Y así es como la democracia muere en nombre de la democracia. Porque la idea de salvar al país es el típico mensaje que precede a los totalitarismos. Ya advertía Hannah Arendt de que el líder totalitario debe primero establecer un mundo ficticio, pero luego debe evitar por todos los medios que esa ficción alcance la estabilidad porque así se verá constantemente necesitado de su intervención.

Uno debe rescatar a su país de la devastación woke, y el otro ha asumido la divina misión de frenar a la ultraderecha. Pero qué banal queda aquello de rescatar a la patria cuando al final resulta que de lo que había que protegerla es de los coches chinos y del vino de Rioja. Y que la ultraderecha resulta ser el socio que te da estabilidad a cambio de que le dejas echar a inmigrantes de Cataluña.
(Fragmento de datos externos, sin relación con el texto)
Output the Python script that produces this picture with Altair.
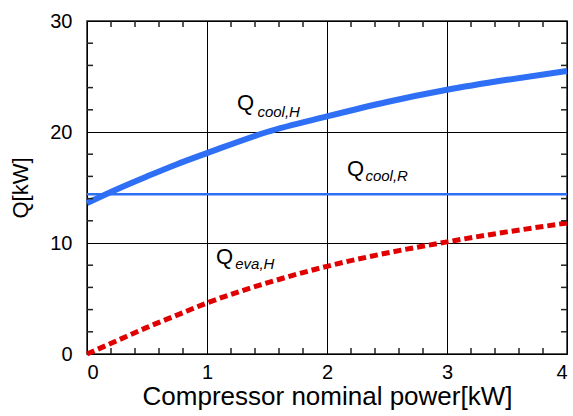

Los redentores de la patria tienen mucho peligro. Como escribió Simone Weil en sus ensayos recogidos en Sobre el totalitarismo: "Se afirma que Napoleón propagó, con las armas en la mano, las ideas de libertad e igualdad de la Revolución francesa; pero lo que propagó principalmente fue la idea del Estado centralizado, el Estado como única fuente de autoridad y objeto exclusivo de devoción".

Normalmente se les llena la boca con la palabra libertad, pero luego se sienten perseguidos por los jueces y por los medios. Se sienten perseguidos por los que disienten, y denuncian entre golpes de pecho de que atacar sus sedes es atacar a la democracia, o incitan a sus agitados partidarios a marchar contra el Capitolio.

Tanto se agobian por su síndrome del perseguido que hasta les agobia la Constitución y hacen todo lo posible por eludirla.  Allí donde se piensa y se decide libremente (jueces, periodistas, universitarios), ellos ven una amenaza. Y cualquier eslogan es bueno para esconder tras él sus pulsiones autoritarias y populistas.

Sánchez y Trump, tan distintos y tan parecidos. El peligro es que no hayamos comprendido (o hayamos olvidado) que la democracia es extremadamente frágil consigo misma y muy generosa con sus polizones.

El peligro es que, como escribía Arendt, "el líder totalitario no es nada más ni nada menos que el funcionario de las masas". Quizá nos escandalicen nuestros líderes, pero si queremos salvar la democracia, deberían escandalizarnos las masas.